Dau, a second-generation Juneau resident, has been out quietly feeding the homeless of Juneau for the last 10 years or so. More recently, she become an outspoken advocate in part, she said, because she is frustrated with the lack of progress in finding solutions.
“I know there’s a mental health component. I know there’s a lack of housing. I know there’s a financial component,” she said, before expressing disappointment that Juneau — the state’s capital — has not done more. “You would think by now something would have come together. It boggles my mind. I don’t understand why, with all the money we have and the purported focus on the homeless, why does the situation keep getting worse?”
To Dau’s mind, Juneau’s residents have lost the compassion she used to see when she was growing up, with a widening gap between the haves and the have-nots leading to disdain at best.
“These people have taken hits to the soul — they don’t need our anger or fear,” she said. “I know there are some bad apples out there, but there is not a safe place for them to be.”
Dau called the camping ordinance “absurd and inhumane,” adding that the city treats stray dogs better by keeping them in a shelter that is warm and that has food and water.
“I used to be afraid of the homeless,” she admitted, saying that she worked downtown and had gotten in the habit of just stepping over them.” But then I built a relationship with them. They deserve more. They deserve the effort.”

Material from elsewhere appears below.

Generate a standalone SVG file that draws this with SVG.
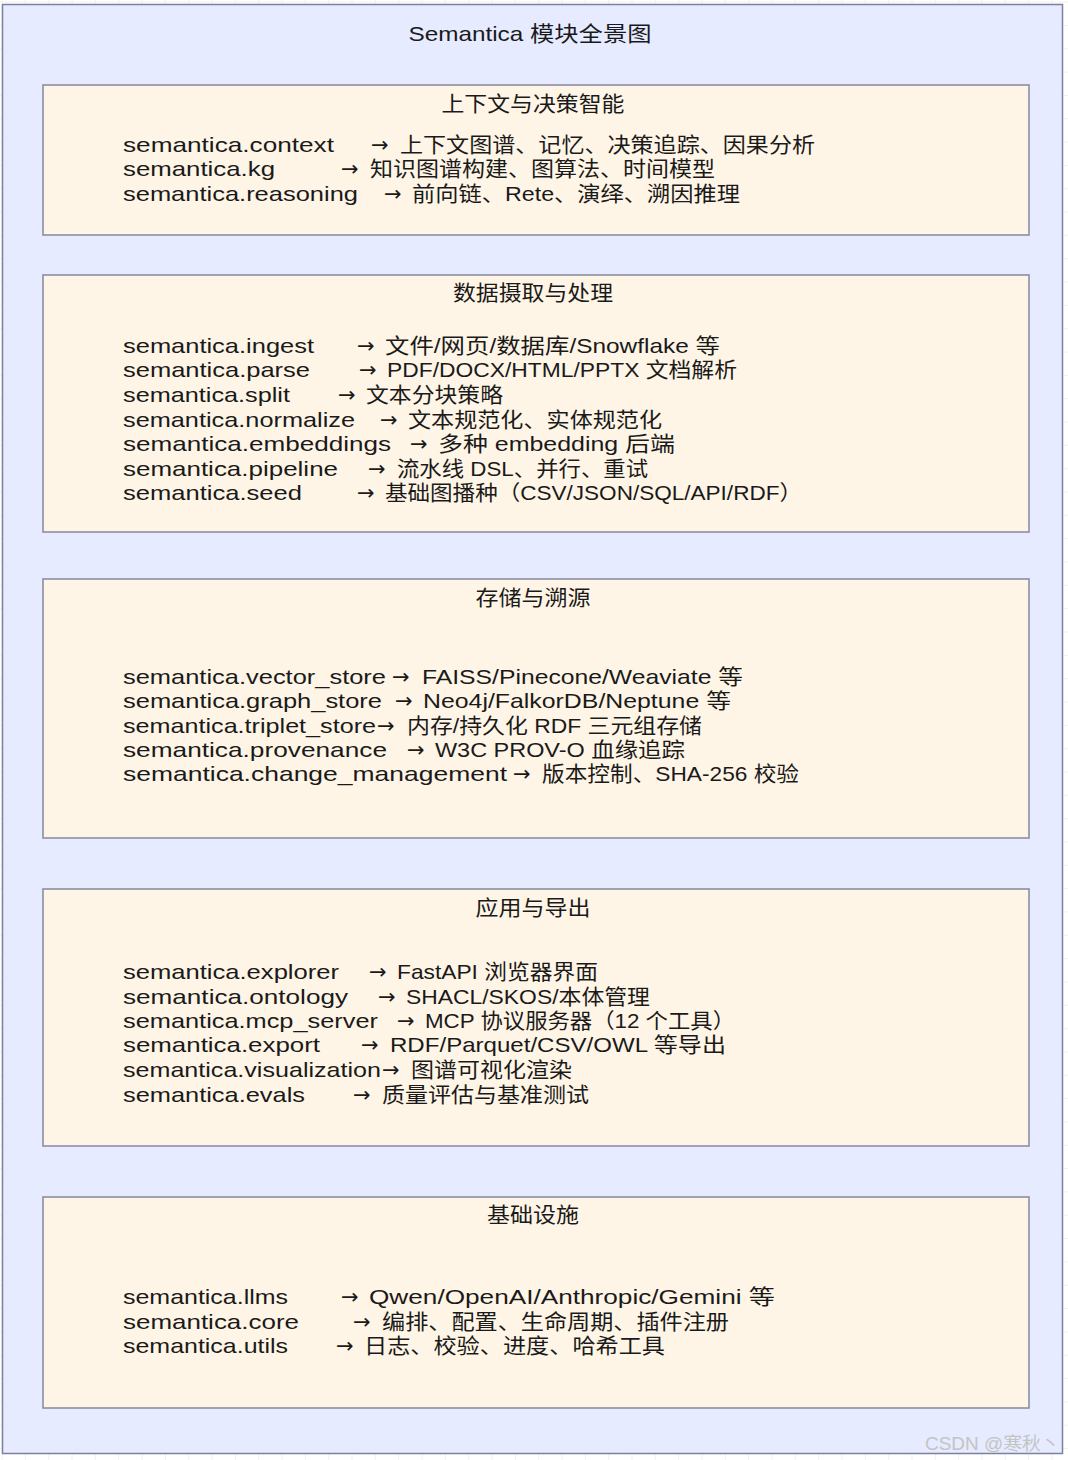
<svg xmlns="http://www.w3.org/2000/svg" width="1068" height="1460" viewBox="0 0 1068 1460">
<defs>
<pattern id="grid" patternUnits="userSpaceOnUse" x="1.6" y="1.6" width="23.33" height="23.33">
<path d="M0 0H23.33M0 0V23.33" fill="none" stroke="#e3e3e3" stroke-width="1"/>
</pattern>
<style>
.outer{fill:#e6ebff;stroke:#7d80a0;stroke-width:1.5}
.box{fill:#fff5e6;stroke:#85889f;stroke-width:1.5}
text{font-family:"Liberation Sans","Noto Sans CJK SC",sans-serif;fill:#1a1a1a}
.t{font-size:21px;text-anchor:middle}
.l{font-size:21px}
.a{font-family:"DejaVu Sans",sans-serif;font-size:21px}
.wm{font-size:18px;fill:#c4c4c4;font-family:"Liberation Sans","Noto Sans CJK SC",sans-serif}
</style>
</defs>
<rect width="1068" height="1460" fill="#ffffff"/>
<rect width="1068" height="1460" fill="url(#grid)"/>
<g id="outer">
<rect class="outer" x="2.5" y="4.5" width="1060" height="1449"/>
<text class="t" x="530" y="41" textLength="243" lengthAdjust="spacingAndGlyphs">Semantica 模块全景图</text>
</g>
<g id="node-context">
<rect class="box" x="43" y="85" width="986" height="150"/>
<text class="t" x="533" y="111" textLength="183" lengthAdjust="spacingAndGlyphs">上下文与决策智能</text>
<text class="l" y="151.5"><tspan x="123" textLength="211" lengthAdjust="spacingAndGlyphs">semantica.context</tspan><tspan class="a" x="371">→</tspan><tspan x="400" textLength="415" lengthAdjust="spacingAndGlyphs">上下文图谱、记忆、决策追踪、因果分析</tspan></text>
<text class="l" y="176"><tspan x="123" textLength="152" lengthAdjust="spacingAndGlyphs">semantica.kg</tspan><tspan class="a" x="341">→</tspan><tspan x="370" textLength="345" lengthAdjust="spacingAndGlyphs">知识图谱构建、图算法、时间模型</tspan></text>
<text class="l" y="200.5"><tspan x="123" textLength="235" lengthAdjust="spacingAndGlyphs">semantica.reasoning</tspan><tspan class="a" x="384">→</tspan><tspan x="412" textLength="328" lengthAdjust="spacingAndGlyphs">前向链、Rete、演绎、溯因推理</tspan></text>
</g>
<g id="node-ingest">
<rect class="box" x="43" y="275" width="986" height="257"/>
<text class="t" x="533" y="300" textLength="160" lengthAdjust="spacingAndGlyphs">数据摄取与处理</text>
<text class="l" y="352.5"><tspan x="123" textLength="191" lengthAdjust="spacingAndGlyphs">semantica.ingest</tspan><tspan class="a" x="357">→</tspan><tspan x="385" textLength="335" lengthAdjust="spacingAndGlyphs">文件/网页/数据库/Snowflake 等</tspan></text>
<text class="l" y="377"><tspan x="123" textLength="187" lengthAdjust="spacingAndGlyphs">semantica.parse</tspan><tspan class="a" x="359">→</tspan><tspan x="387" textLength="350" lengthAdjust="spacingAndGlyphs">PDF/DOCX/HTML/PPTX 文档解析</tspan></text>
<text class="l" y="402"><tspan x="123" textLength="167" lengthAdjust="spacingAndGlyphs">semantica.split</tspan><tspan class="a" x="338">→</tspan><tspan x="366" textLength="137" lengthAdjust="spacingAndGlyphs">文本分块策略</tspan></text>
<text class="l" y="426.5"><tspan x="123" textLength="232" lengthAdjust="spacingAndGlyphs">semantica.normalize</tspan><tspan class="a" x="380">→</tspan><tspan x="408" textLength="254" lengthAdjust="spacingAndGlyphs">文本规范化、实体规范化</tspan></text>
<text class="l" y="451"><tspan x="123" textLength="268" lengthAdjust="spacingAndGlyphs">semantica.embeddings</tspan><tspan class="a" x="410">→</tspan><tspan x="438" textLength="237" lengthAdjust="spacingAndGlyphs">多种 embedding 后端</tspan></text>
<text class="l" y="475.5"><tspan x="123" textLength="215" lengthAdjust="spacingAndGlyphs">semantica.pipeline</tspan><tspan class="a" x="368">→</tspan><tspan x="397" textLength="251" lengthAdjust="spacingAndGlyphs">流水线 DSL、并行、重试</tspan></text>
<text class="l" y="500"><tspan x="123" textLength="179" lengthAdjust="spacingAndGlyphs">semantica.seed</tspan><tspan class="a" x="357">→</tspan><tspan x="385" textLength="417" lengthAdjust="spacingAndGlyphs">基础图播种（CSV/JSON/SQL/API/RDF）</tspan></text>
</g>
<g id="node-storage">
<rect class="box" x="43" y="579" width="986" height="259"/>
<text class="t" x="533" y="605" textLength="115" lengthAdjust="spacingAndGlyphs">存储与溯源</text>
<text class="l" y="683.5"><tspan x="123" textLength="263" lengthAdjust="spacingAndGlyphs">semantica.vector_store</tspan><tspan class="a" x="392">→</tspan><tspan x="422" textLength="321" lengthAdjust="spacingAndGlyphs">FAISS/Pinecone/Weaviate 等</tspan></text>
<text class="l" y="708"><tspan x="123" textLength="259" lengthAdjust="spacingAndGlyphs">semantica.graph_store</tspan><tspan class="a" x="395">→</tspan><tspan x="423" textLength="308" lengthAdjust="spacingAndGlyphs">Neo4j/FalkorDB/Neptune 等</tspan></text>
<text class="l" y="732.5"><tspan x="123" textLength="253" lengthAdjust="spacingAndGlyphs">semantica.triplet_store</tspan><tspan class="a" x="377">→</tspan><tspan x="407" textLength="295" lengthAdjust="spacingAndGlyphs">内存/持久化 RDF 三元组存储</tspan></text>
<text class="l" y="757"><tspan x="123" textLength="264" lengthAdjust="spacingAndGlyphs">semantica.provenance</tspan><tspan class="a" x="407">→</tspan><tspan x="435" textLength="250" lengthAdjust="spacingAndGlyphs">W3C PROV-O 血缘追踪</tspan></text>
<text class="l" y="781"><tspan x="123" textLength="384" lengthAdjust="spacingAndGlyphs">semantica.change_management</tspan><tspan class="a" x="513">→</tspan><tspan x="542" textLength="257" lengthAdjust="spacingAndGlyphs">版本控制、SHA-256 校验</tspan></text>
</g>
<g id="node-apps">
<rect class="box" x="43" y="889" width="986" height="257"/>
<text class="t" x="533" y="915" textLength="115" lengthAdjust="spacingAndGlyphs">应用与导出</text>
<text class="l" y="978.5"><tspan x="123" textLength="216" lengthAdjust="spacingAndGlyphs">semantica.explorer</tspan><tspan class="a" x="369">→</tspan><tspan x="397" textLength="201" lengthAdjust="spacingAndGlyphs">FastAPI 浏览器界面</tspan></text>
<text class="l" y="1003.5"><tspan x="123" textLength="225" lengthAdjust="spacingAndGlyphs">semantica.ontology</tspan><tspan class="a" x="378">→</tspan><tspan x="406" textLength="244" lengthAdjust="spacingAndGlyphs">SHACL/SKOS/本体管理</tspan></text>
<text class="l" y="1027.5"><tspan x="123" textLength="255" lengthAdjust="spacingAndGlyphs">semantica.mcp_server</tspan><tspan class="a" x="397">→</tspan><tspan x="425" textLength="310" lengthAdjust="spacingAndGlyphs">MCP 协议服务器（12 个工具）</tspan></text>
<text class="l" y="1051.5"><tspan x="123" textLength="197" lengthAdjust="spacingAndGlyphs">semantica.export</tspan><tspan class="a" x="361">→</tspan><tspan x="390" textLength="336" lengthAdjust="spacingAndGlyphs">RDF/Parquet/CSV/OWL 等导出</tspan></text>
<text class="l" y="1076.5"><tspan x="123" textLength="258" lengthAdjust="spacingAndGlyphs">semantica.visualization</tspan><tspan class="a" x="382">→</tspan><tspan x="411" textLength="161" lengthAdjust="spacingAndGlyphs">图谱可视化渲染</tspan></text>
<text class="l" y="1101.5"><tspan x="123" textLength="182" lengthAdjust="spacingAndGlyphs">semantica.evals</tspan><tspan class="a" x="353">→</tspan><tspan x="382" textLength="207" lengthAdjust="spacingAndGlyphs">质量评估与基准测试</tspan></text>
</g>
<g id="node-infra">
<rect class="box" x="43" y="1197" width="986" height="211"/>
<text class="t" x="533" y="1222" textLength="92" lengthAdjust="spacingAndGlyphs">基础设施</text>
<text class="l" y="1303.5"><tspan x="123" textLength="165" lengthAdjust="spacingAndGlyphs">semantica.llms</tspan><tspan class="a" x="341">→</tspan><tspan x="369" textLength="406" lengthAdjust="spacingAndGlyphs">Qwen/OpenAI/Anthropic/Gemini 等</tspan></text>
<text class="l" y="1328.5"><tspan x="123" textLength="176" lengthAdjust="spacingAndGlyphs">semantica.core</tspan><tspan class="a" x="353">→</tspan><tspan x="382" textLength="347" lengthAdjust="spacingAndGlyphs">编排、配置、生命周期、插件注册</tspan></text>
<text class="l" y="1352.5"><tspan x="123" textLength="165" lengthAdjust="spacingAndGlyphs">semantica.utils</tspan><tspan class="a" x="336">→</tspan><tspan x="364" textLength="301" lengthAdjust="spacingAndGlyphs">日志、校验、进度、哈希工具</tspan></text>
</g>
<g id="connectors"></g>
<text class="wm" x="925" y="1450" textLength="135" lengthAdjust="spacingAndGlyphs">CSDN @寒秋丶</text>
</svg>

A strong sense of civic duty propels Dau’s reluctant activism.
“I’m not good at speaking out, but this is something I’m passionate about,” she said.” If I sense an injustice, I’m there. I can’t stand back. … This is my city — I’m not going to stand by anymore.”
Dau is exploring some ideas in collaboration with other homeless advocates in the community, even though, she says, they might just be pipe dreams.
“A lot of people are stepping forward to help,” she said. “Do we need another shelter? Can we get some land? We’ll build a grassroots movement, if that’s what it takes.”
Even the smallest of efforts can make a substantial change, she knows.
“Somebody has to do it,” Dau said. “We’re going to (have to) do something different. We can’t keep having this same conversation.”